+++ RECORDS SUPPLIED
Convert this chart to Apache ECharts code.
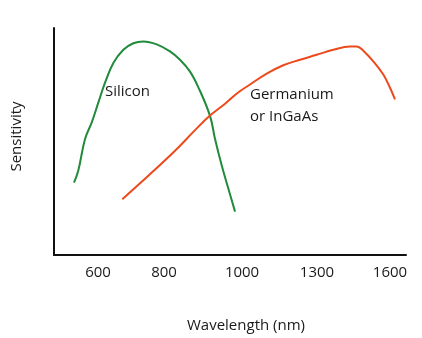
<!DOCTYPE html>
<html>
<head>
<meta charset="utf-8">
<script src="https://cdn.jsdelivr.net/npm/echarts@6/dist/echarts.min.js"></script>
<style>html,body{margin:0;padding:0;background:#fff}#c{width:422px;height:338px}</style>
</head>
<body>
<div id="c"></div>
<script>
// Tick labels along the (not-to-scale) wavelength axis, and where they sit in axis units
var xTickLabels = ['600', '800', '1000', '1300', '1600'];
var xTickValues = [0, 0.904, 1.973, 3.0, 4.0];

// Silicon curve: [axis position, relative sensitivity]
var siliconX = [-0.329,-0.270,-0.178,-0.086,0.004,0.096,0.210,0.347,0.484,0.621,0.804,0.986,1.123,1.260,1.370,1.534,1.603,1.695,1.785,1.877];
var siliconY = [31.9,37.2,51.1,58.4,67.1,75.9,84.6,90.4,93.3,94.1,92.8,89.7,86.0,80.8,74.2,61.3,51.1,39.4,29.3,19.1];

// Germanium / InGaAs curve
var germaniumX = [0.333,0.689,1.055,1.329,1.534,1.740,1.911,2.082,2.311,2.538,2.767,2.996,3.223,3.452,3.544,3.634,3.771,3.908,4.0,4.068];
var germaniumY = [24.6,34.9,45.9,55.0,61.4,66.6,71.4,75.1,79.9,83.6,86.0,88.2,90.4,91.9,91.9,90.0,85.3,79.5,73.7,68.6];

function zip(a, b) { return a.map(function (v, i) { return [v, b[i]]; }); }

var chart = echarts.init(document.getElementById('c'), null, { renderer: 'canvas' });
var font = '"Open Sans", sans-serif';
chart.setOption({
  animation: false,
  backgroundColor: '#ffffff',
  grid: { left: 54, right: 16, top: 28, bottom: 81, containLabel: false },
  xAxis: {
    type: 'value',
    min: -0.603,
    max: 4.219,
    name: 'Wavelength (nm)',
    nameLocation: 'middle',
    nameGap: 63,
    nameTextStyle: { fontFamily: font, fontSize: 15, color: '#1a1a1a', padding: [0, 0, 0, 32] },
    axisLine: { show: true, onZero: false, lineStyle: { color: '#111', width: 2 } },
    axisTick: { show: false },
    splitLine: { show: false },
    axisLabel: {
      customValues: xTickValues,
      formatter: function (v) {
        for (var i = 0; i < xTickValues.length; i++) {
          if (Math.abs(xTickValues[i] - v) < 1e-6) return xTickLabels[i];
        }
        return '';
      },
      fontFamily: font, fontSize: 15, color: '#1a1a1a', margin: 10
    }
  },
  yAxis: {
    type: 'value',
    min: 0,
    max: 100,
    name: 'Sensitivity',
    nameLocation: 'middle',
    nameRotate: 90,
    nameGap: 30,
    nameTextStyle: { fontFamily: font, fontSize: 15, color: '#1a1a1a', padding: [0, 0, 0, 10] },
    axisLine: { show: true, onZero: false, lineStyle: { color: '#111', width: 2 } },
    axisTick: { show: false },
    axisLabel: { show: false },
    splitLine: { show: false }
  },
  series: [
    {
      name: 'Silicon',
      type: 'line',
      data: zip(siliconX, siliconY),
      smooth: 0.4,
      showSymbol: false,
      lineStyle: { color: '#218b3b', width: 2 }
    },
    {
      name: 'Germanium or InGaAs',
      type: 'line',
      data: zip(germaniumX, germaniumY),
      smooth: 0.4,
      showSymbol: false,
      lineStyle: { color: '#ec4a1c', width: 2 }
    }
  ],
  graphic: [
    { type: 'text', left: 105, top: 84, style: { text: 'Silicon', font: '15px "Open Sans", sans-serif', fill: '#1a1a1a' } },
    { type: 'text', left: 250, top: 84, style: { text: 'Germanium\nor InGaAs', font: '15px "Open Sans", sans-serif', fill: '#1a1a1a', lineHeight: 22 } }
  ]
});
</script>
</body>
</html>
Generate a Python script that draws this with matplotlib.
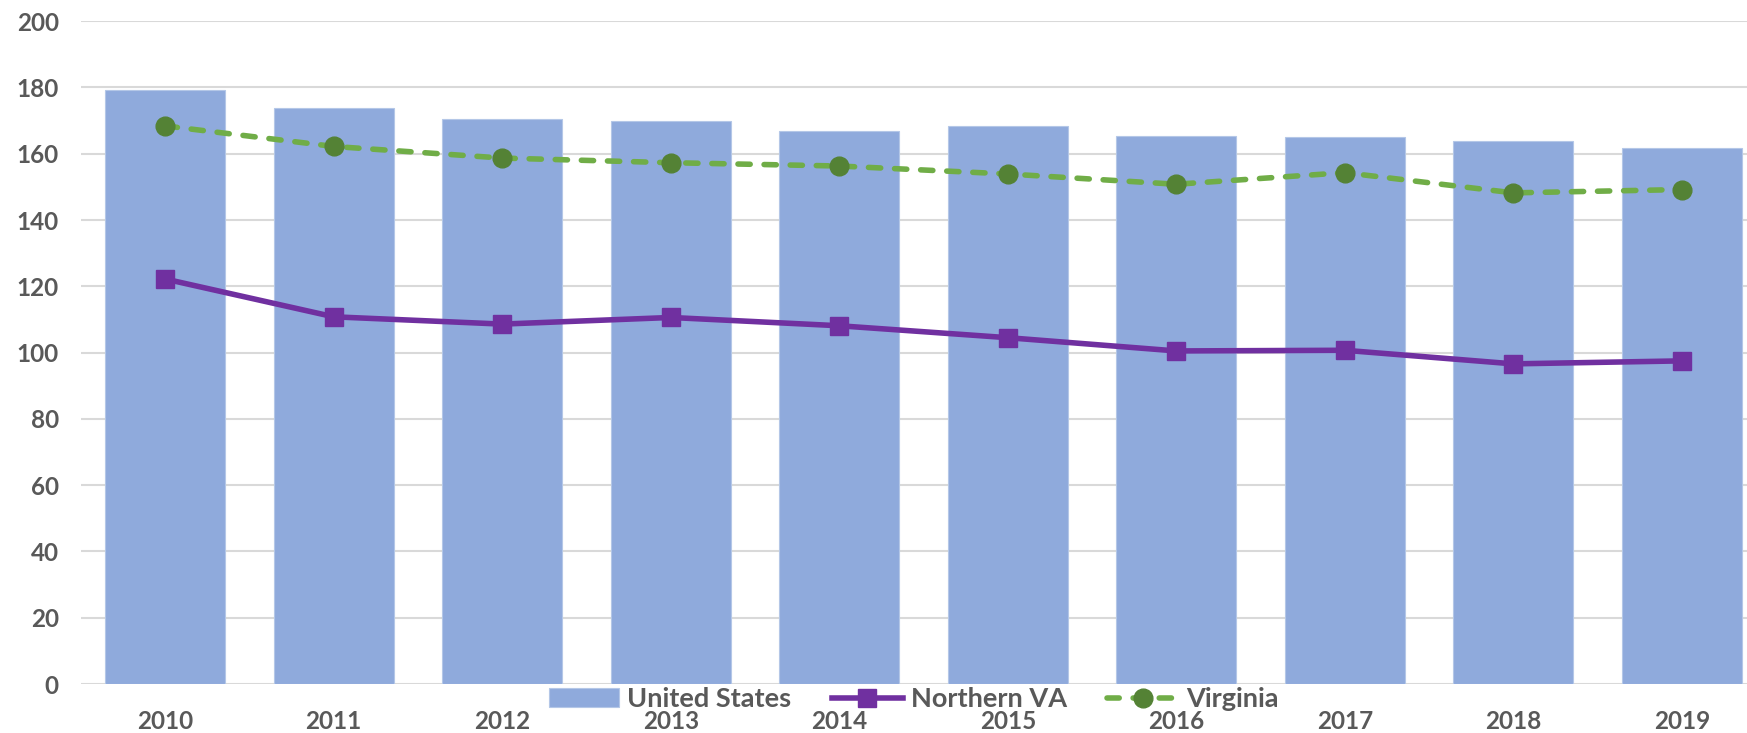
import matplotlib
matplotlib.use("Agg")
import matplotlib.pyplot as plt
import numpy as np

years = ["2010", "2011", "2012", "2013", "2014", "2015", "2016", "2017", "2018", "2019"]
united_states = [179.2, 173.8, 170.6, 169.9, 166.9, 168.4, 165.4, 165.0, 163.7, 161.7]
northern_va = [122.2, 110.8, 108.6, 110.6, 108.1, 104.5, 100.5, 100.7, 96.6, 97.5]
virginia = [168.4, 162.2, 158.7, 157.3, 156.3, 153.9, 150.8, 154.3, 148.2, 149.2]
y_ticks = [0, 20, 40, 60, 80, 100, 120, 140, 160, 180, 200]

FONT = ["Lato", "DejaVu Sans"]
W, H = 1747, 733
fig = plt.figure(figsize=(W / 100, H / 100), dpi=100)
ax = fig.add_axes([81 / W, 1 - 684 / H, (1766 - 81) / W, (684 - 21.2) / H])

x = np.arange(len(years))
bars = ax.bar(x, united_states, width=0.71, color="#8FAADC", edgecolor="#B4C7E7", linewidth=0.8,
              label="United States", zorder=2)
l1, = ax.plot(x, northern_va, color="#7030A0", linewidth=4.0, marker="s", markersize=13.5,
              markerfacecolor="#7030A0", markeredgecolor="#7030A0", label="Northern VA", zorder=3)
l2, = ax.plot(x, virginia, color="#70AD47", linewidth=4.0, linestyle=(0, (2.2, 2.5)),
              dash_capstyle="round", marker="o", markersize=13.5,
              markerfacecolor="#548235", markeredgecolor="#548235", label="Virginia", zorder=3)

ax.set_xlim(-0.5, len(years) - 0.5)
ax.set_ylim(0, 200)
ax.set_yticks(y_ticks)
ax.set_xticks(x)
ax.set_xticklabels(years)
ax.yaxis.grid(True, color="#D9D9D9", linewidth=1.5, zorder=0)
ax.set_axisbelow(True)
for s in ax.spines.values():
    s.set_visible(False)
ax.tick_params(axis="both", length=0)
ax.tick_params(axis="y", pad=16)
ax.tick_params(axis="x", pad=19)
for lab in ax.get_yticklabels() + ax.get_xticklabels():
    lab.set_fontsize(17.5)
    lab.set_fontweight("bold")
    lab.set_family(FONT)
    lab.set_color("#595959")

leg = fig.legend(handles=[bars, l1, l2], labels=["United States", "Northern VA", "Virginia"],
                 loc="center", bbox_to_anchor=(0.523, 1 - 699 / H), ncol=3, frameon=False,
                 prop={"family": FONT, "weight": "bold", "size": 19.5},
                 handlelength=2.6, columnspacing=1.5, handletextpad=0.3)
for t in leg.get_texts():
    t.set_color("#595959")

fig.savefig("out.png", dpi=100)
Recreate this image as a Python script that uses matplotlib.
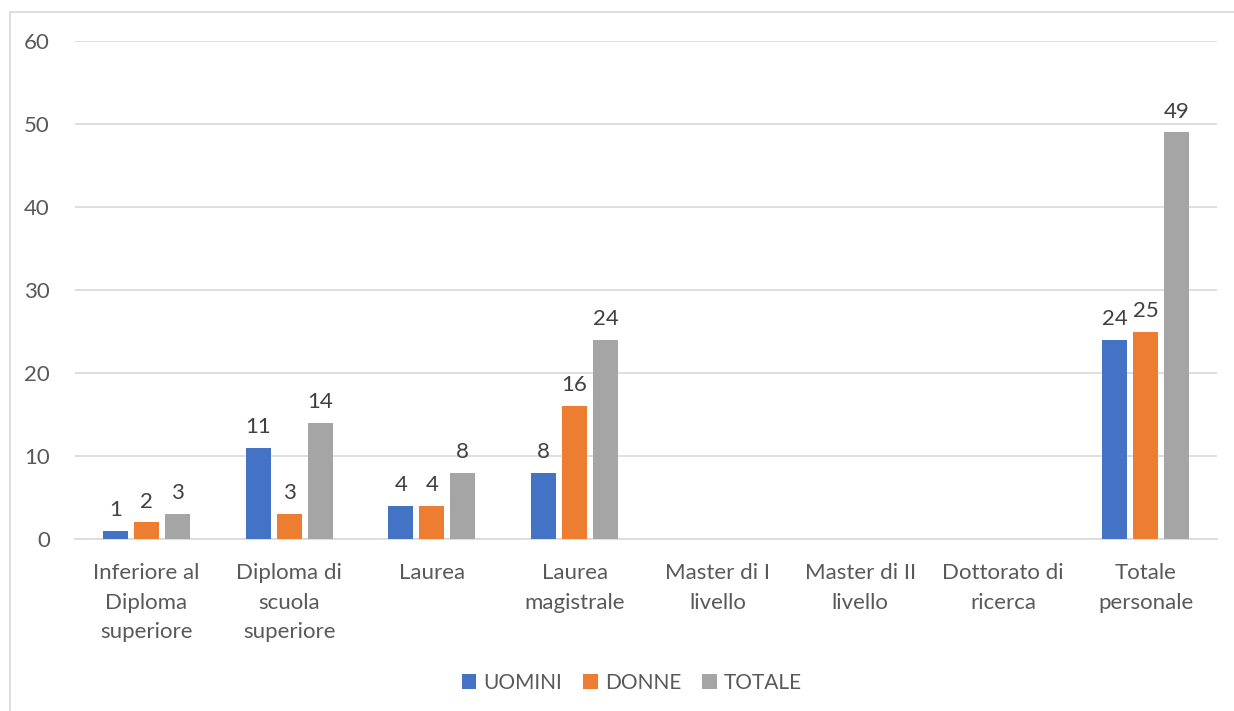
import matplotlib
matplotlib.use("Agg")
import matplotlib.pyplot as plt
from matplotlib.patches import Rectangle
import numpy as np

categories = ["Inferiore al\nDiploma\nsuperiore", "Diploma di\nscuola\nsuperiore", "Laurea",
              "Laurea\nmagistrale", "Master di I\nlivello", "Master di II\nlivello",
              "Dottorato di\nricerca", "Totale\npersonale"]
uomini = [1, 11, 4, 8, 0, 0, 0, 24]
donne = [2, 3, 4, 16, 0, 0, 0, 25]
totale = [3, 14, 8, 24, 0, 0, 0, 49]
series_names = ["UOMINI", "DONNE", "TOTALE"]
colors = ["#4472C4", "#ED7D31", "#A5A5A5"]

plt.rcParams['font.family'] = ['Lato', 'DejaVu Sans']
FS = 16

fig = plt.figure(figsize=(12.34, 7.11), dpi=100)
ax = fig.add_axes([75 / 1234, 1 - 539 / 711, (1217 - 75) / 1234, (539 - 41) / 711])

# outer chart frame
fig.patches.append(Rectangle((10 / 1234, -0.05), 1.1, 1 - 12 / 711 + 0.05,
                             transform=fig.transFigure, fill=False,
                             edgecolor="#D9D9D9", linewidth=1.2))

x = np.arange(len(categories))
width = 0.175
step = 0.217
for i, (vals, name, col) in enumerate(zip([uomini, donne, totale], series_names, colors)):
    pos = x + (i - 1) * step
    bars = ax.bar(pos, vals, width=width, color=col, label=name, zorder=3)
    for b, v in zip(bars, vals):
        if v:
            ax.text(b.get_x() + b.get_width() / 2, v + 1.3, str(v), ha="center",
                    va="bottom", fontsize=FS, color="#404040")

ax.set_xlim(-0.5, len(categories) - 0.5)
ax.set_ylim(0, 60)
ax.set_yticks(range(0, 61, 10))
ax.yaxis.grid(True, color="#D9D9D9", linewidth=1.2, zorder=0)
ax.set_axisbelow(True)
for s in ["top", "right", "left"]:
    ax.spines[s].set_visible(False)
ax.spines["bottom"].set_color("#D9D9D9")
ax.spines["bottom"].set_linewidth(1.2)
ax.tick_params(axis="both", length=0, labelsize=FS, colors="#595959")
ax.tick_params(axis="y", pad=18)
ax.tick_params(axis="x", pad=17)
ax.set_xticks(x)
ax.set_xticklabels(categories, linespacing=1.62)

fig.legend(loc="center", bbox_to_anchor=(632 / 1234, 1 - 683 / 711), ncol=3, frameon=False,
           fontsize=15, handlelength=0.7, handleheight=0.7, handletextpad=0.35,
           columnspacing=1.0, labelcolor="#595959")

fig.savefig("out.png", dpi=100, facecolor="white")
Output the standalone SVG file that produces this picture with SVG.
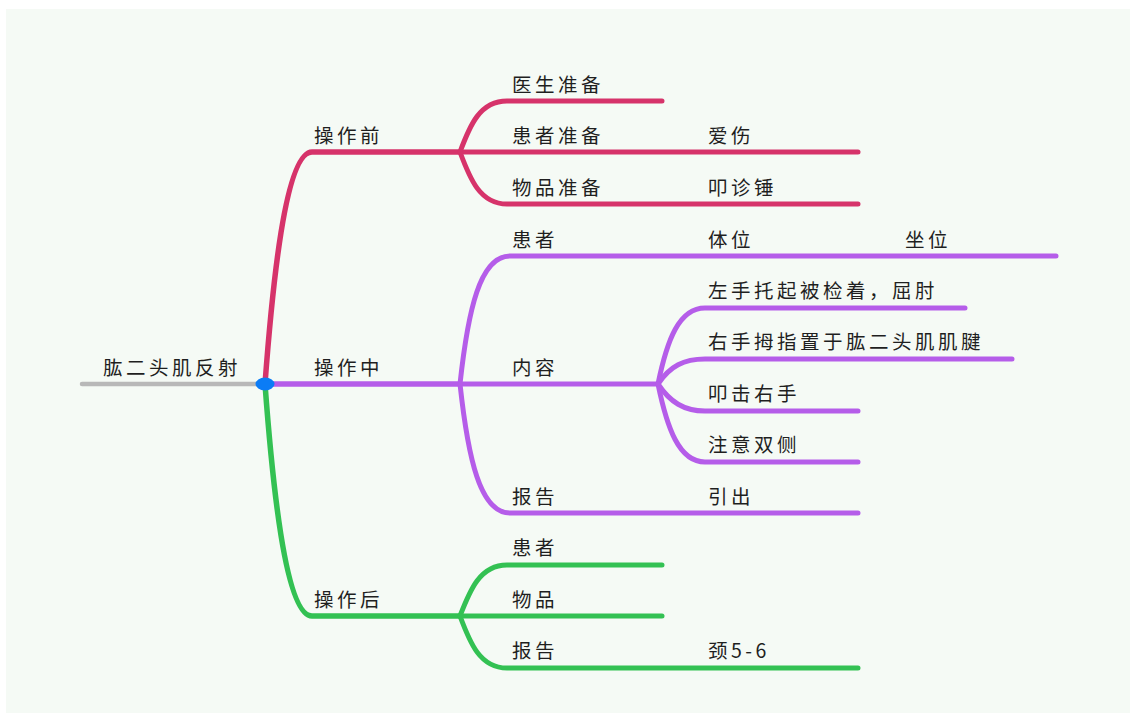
++++++
EXERCISE PROMPT:
Gather all lines from the listing above in which "with" occurs.

ANSWER TO THE PROBLEM:
Generate a Python script that draws this with matplotlib.
Output the standalone SVG file that produces this picture with SVG.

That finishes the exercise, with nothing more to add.